Michael Longley shortlisted for $65,000 Griffin Poetry Prize
Seven Irish authors longlisted for 2015 Frank O’Connor International Short Story Award; Ruth Frances Long wins Best Creator of Children’s Science Fiction and Fantasy
Michael Longley has been shortlisted for Canada’s Griffin Prize for The Stairwell. Photograph: Brenda Fitzsimons
Irish poet on Griffin shortlist
The Belfast poet Michael Longley is one of seven nominees shortlisted for the 2015 Griffin Poetry Prize. Based in Canada, the Griffin is one of the world’s most generous literary awards, with two winning prizes of C$65,000 (€48,000) each and an additional $10,000 awarded to each shortlisted poet. A Canadian prize is given to a living poet resident in Canada, with the other prize going to an international poet. Both prizes may include works in translation. Judges are selected annually by trustees Margaret Atwood, Robert Hass, Michael Ondaatje, Robin Robertson and David Young. This year’s judges Tim Bowling (Canada), Fanny Howe (USA) and Piotr Sommer (Poland) each read 560 books of poetry, from 42 countries, including 24 translations. The four international shortlisted poets are Michael Longley for The Stairwell (Ireland); Wang Xiaoni’s Something Crossed My Mind (China), translated by Eleanor Goodman; Finite Formulae & Theories of Chance by Wioletta Greg (Poland), translated by Marek Kazmierski; and The Road to Emmaus by Spencer Reece (USA). The Canadian shortlist features Congotronic by Shane Book, Blue Sonoma by Jane Munro and Russell Thornton’s The Hundred Lives. Celebrating its 15th anniversary this year, the winners will be announced in June.

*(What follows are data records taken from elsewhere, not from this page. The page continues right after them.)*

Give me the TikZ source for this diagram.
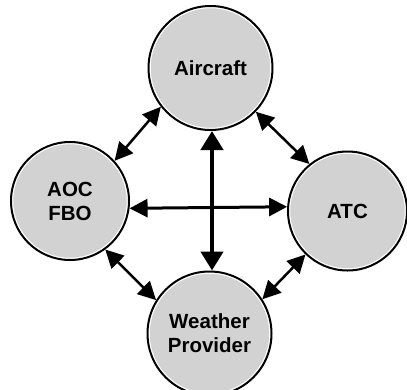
\documentclass[tikz,border=0pt]{standalone}
\usepackage{fontspec}
\setmainfont{Liberation Sans}
\usetikzlibrary{arrows.meta}
\definecolor{discfill}{HTML}{D2D2D2}
\tikzset{
  party/.style={circle, fill=discfill, draw=black, line width=2pt,
    inner sep=0pt, align=center,
    font=\fontsize{20.5}{24}\selectfont\bfseries},
  innerring/.style={draw=white, line width=0.9pt},
  link/.style={line width=2.5pt,
    {Triangle[length=18pt,width=18pt]}-{Triangle[length=18pt,width=18pt]}},
  hlink/.style={line width=3pt,
    {Triangle[length=18pt,width=18pt]}-{Triangle[length=18pt,width=18pt]}},
  vlink/.style={line width=4.5pt,
    {Triangle[length=19pt,width=22pt]}-{Triangle[length=19pt,width=22pt]}}
}
\begin{document}
\begin{tikzpicture}[x=1pt,y=-1pt]
\useasboundingbox (0,0) rectangle (407,389);

% the four parties
\node[party, minimum size=124pt] (air) at (210.5,68) {Aircraft};
\node[party, minimum size=118pt] (aoc) at (70,201) {AOC\\FBO};
\node[party, minimum size=119pt] (atc) at (347.5,211) {ATC};
\node[party, minimum size=124pt] (wx)  at (209.5,333.5) {Weather\\Provider};

% thin white rim just inside each outline
\draw[innerring] (air.center) circle (60.2pt);
\draw[innerring] (aoc.center) circle (57.2pt);
\draw[innerring] (atc.center) circle (57.7pt);
\draw[innerring] (wx.center)  circle (60.2pt);

% data exchanges
\draw[link] (air.218) -- (aoc.42);
\draw[link] (air.-44) -- (atc.129);
\draw[link] (aoc.-54) -- (wx.148);
\draw[link] (atc.226) -- (wx.33);
\draw[hlink] (aoc.-7) -- (atc.176.5);
\draw[vlink] ([xshift=1.5pt]air.south) -- ([xshift=2.5pt]wx.north);
\end{tikzpicture}
\end{document}
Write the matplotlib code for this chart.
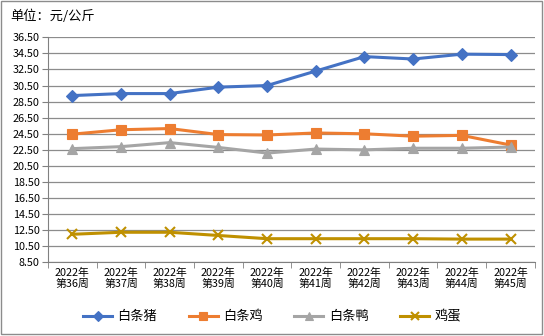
import matplotlib
matplotlib.use("Agg")
import matplotlib.pyplot as plt
import numpy as np
from matplotlib.patches import Rectangle

plt.rcParams["font.family"] = ["Noto Sans CJK SC", "DejaVu Sans"]

weeks = ["2022年\n第36周", "2022年\n第37周", "2022年\n第38周", "2022年\n第39周",
         "2022年\n第40周", "2022年\n第41周", "2022年\n第42周", "2022年\n第43周",
         "2022年\n第44周", "2022年\n第45周"]
pork = [29.25, 29.5, 29.5, 30.3, 30.5, 32.3, 34.1, 33.8, 34.4, 34.35]
chicken = [24.45, 25.0, 25.15, 24.4, 24.35, 24.6, 24.5, 24.2, 24.3, 23.1]
duck = [22.65, 22.9, 23.4, 22.8, 22.1, 22.6, 22.5, 22.7, 22.7, 22.85]
egg = [12.0, 12.25, 12.25, 11.85, 11.45, 11.45, 11.45, 11.45, 11.4, 11.4]

series = [
    ("白条猪", pork, "#4472C4", "D", 6.5),
    ("白条鸡", chicken, "#ED7D31", "s", 6.5),
    ("白条鸭", duck, "#A5A5A5", "^", 7.5),
    ("鸡蛋", egg, "#BF9000", "x", 7.5),
]

fig = plt.figure(figsize=(5.44, 3.36), dpi=100, facecolor="white")
ax = fig.add_axes([0.0882, 0.219, 0.895, 0.670])

x = np.arange(len(weeks))
handles = []
for name, vals, color, marker, ms in series:
    (h,) = ax.plot(x, vals, color=color, linewidth=2.2, marker=marker,
                   markersize=ms, markeredgewidth=1.5 if marker == "x" else 0.8,
                   markeredgecolor=color, label=name, zorder=3)
    handles.append(h)

ax.set_xlim(-0.5, len(weeks) - 0.5)
ax.set_ylim(8.5, 36.5)
yt = np.arange(8.5, 36.6, 2)
ax.set_yticks(yt)
ax.set_yticklabels([f"{v:.2f}" for v in yt], fontsize=7.8)
ax.set_xticks(x)
ax.set_xticklabels(weeks, fontsize=7.8, linespacing=1.1)
ax.set_xticks(np.arange(-0.5, len(weeks)), minor=True)
ax.tick_params(axis="x", which="major", length=0, pad=4)
ax.tick_params(axis="x", which="minor", length=4, color="#808080")
ax.tick_params(axis="y", length=4, color="#808080", pad=2)
ax.grid(axis="y", color="#8c8c8c", linewidth=0.9)
ax.set_axisbelow(True)
for side in ("top", "right"):
    ax.spines[side].set_visible(False)
for side in ("left", "bottom"):
    ax.spines[side].set_color("#808080")

fig.text(0.018, 0.952, "单位：元/公斤", fontsize=9.5, va="center", ha="left")

fig.legend(handles=handles, loc="center", bbox_to_anchor=(0.5, 0.057), ncol=4,
           frameon=False, fontsize=9.5, handlelength=2.2, columnspacing=2.4,
           handletextpad=0.4, markerscale=0.8)

fig.patches.append(Rectangle((0.002, 0.006), 0.995, 0.99, transform=fig.transFigure,
                             fill=False, edgecolor="#8c8c8c", linewidth=1))

fig.savefig("out.png", dpi=100, facecolor="white")
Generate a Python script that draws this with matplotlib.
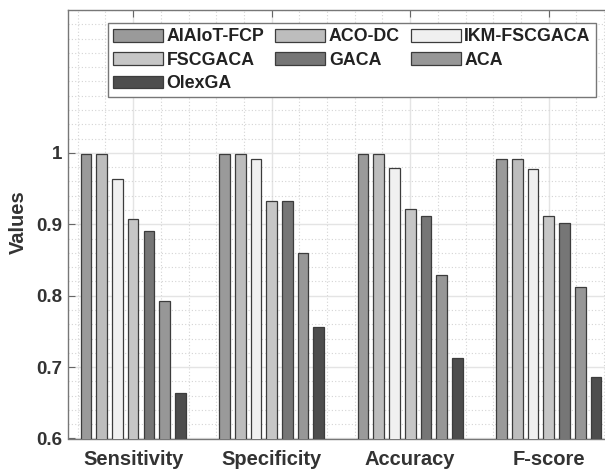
import matplotlib
matplotlib.use("Agg")
import matplotlib.pyplot as plt
import numpy as np
from matplotlib.ticker import MultipleLocator

categories = ["Sensitivity", "Specificity", "Accuracy", "F-score"]
methods = ["AIAIoT-FCP", "ACO-DC", "IKM-FSCGACA", "FSCGACA", "GACA", "ACA", "OlexGA"]
aiaiot_fcp = [0.998, 0.999, 0.999, 0.992]
aco_dc = [0.998, 0.999, 0.998, 0.991]
ikm_fscgaca = [0.963, 0.992, 0.979, 0.977]
fscgaca = [0.907, 0.933, 0.922, 0.911]
gaca = [0.890, 0.932, 0.912, 0.902]
aca = [0.793, 0.860, 0.829, 0.812]
olexga = [0.664, 0.756, 0.713, 0.686]
series = [aiaiot_fcp, aco_dc, ikm_fscgaca, fscgaca, gaca, aca, olexga]
colors = ["#9a9a9a", "#bdbdbd", "#f0f0f0", "#c6c6c6", "#767676", "#979797", "#4d4d4d"]

plt.rcParams['font.family'] = ['Liberation Sans', 'DejaVu Sans']
plt.rcParams['font.weight'] = 'bold'
txt = "#333333"

W, H = 605, 474
fig = plt.figure(figsize=(W/100, H/100), dpi=100)
left_px, right_px, top_px, bot_px = 68, 618, 10, 438.5
ax = fig.add_axes([left_px/W, 1 - bot_px/H, (right_px-left_px)/W, (bot_px-top_px)/H])

x = np.arange(1, len(categories) + 1)
n = len(series)
pitch = 0.1135
bw = 0.077
bars = []
for i, (vals, c, m) in enumerate(zip(series, colors, methods)):
    off = (i - (n - 1) / 2) * pitch
    b = ax.bar(x + off, vals, width=bw, color=c, edgecolor="#3c3c3c", linewidth=0.9,
               label=m, zorder=3)
    bars.append(b)

ax.set_xlim(0.53, 4.5)
ax.set_ylim(0.6, 1.2)
ax.set_yticks([0.6, 0.7, 0.8, 0.9, 1.0])
ax.set_yticklabels(["0.6", "0.7", "0.8", "0.9", "1"])
ax.set_xticks(x)
ax.set_xticklabels(categories)
ax.yaxis.set_minor_locator(MultipleLocator(0.02))
ax.xaxis.set_minor_locator(MultipleLocator(0.2))
ax.grid(True, which='major', color="#e4e4e4", linewidth=1.0, linestyle='-', zorder=0)
ax.grid(True, which='minor', color="#d4d4d4", linewidth=0.8, linestyle=(0, (1, 2)), zorder=0)
ax.set_axisbelow(True)
ax.tick_params(axis='both', which='major', direction='in', length=5, color="#666666",
               labelcolor=txt, top=True, right=False)
ax.tick_params(axis='x', which='major', pad=8, labelsize=14.5)
ax.tick_params(axis='y', which='major', pad=4, labelsize=13.5)
ax.tick_params(which='minor', length=0)
for lab in ax.get_xticklabels() + ax.get_yticklabels():
    lab.set_fontweight('bold')
for s in ax.spines.values():
    s.set_color("#777777")
    s.set_linewidth(1.0)

ax.set_ylabel("Values", fontsize=14.5, fontweight='bold', color=txt)
ax.yaxis.set_label_coords(28/W, 1 - 222/H, transform=fig.transFigure)

order = [0, 3, 6, 1, 4, 2, 5]
leg = ax.legend([bars[i] for i in order], [methods[i] for i in order],
                ncol=3, loc='upper left',
                bbox_to_anchor=(108/W, 1 - 23/H),
                bbox_transform=fig.transFigure,
                fontsize=12.8, frameon=True, fancybox=False,
                handlelength=2.8, handleheight=0.73, handletextpad=0.2,
                labelspacing=0.36, borderpad=0.3, borderaxespad=0, columnspacing=0.62)
leg.get_frame().set_edgecolor("#777777")
leg.get_frame().set_linewidth(1.0)
leg.get_frame().set_alpha(1)
for t in leg.get_texts():
    t.set_color("#222222")
    t.set_fontweight('bold')

fig.savefig("out.png", dpi=100)
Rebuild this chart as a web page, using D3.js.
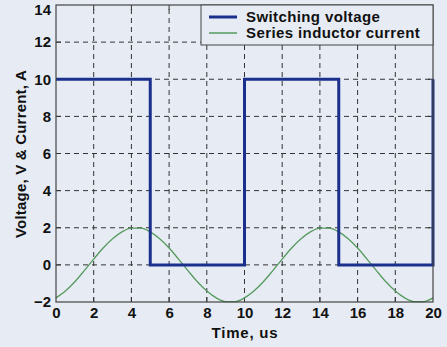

Ninety books on €25,000 Frank O’Connor longlist
Seven Irish authors have been longlisted for the 2015 Frank O’Connor International Short Story Award, the single biggest prize in the world for a collection of short stories. They aren’t kidding when they call it a longlist, by the way. There are 90 titles and authors listed, making it longer than some short stories. Four of the nominations are for debut collections, including Pond by Claire-Louise Bennett, Staying Thin for Daddy by Deirdre Brennan, Over Our Heads by Andrew Fox and Paul O’Reilly’s The Girl Missing from the Window. They join Michael J Farrell (Life Here Below), Órfhlaith Foyle for her second collection, Clemency Browne Dreams of Gin, and Kildare author Martin Malone (Deadly Confederacies and Other Stories). This year’s list features plenty of international literary talent with Margaret Atwood’s Stone Mattress, Richard Ford’s fourth Bascombe book Let me be Frank with You, Honeydew by Edith Pearlman and the Scottish author Janice Galloway’s Jellyfish among the contenders. Announced in July, the 11th winner of this annual award will receive €25,000. The 2014 award was won by Colin Barrett for his debut collection Young Skins.
Sci-fi awards for Irish writers
The Irish author Ruth Frances Long has won the award for Best Creator of Children’s Science Fiction and Fantasy at this year’s European Science Fiction Convention. The 37th annual awards ceremony took place in St. Petersburg, Russia on April 26th. The Dublin author received a Spirit of Dedication Award, chosen by participants in national sci-fi conventions around Europe on the basis of works exhibited or presented. Long shares the overall Best Author award with the Russian illustrator Anton Lomaev. Writing for both adults and young adult readers, Long’s latest book, A Crack in Everything (O’Brien Press), is a YA fantasy heavily influenced by Irish mythology set between modern day Dublin and the dark underworld of Dubh Linn. Other Irish winners on the night included Best Dramatic Presentation for Cartoon Saloon’s Song of the Sea and an Encouragement Award for fantasy fiction reviewer and blogger Liz Bourke.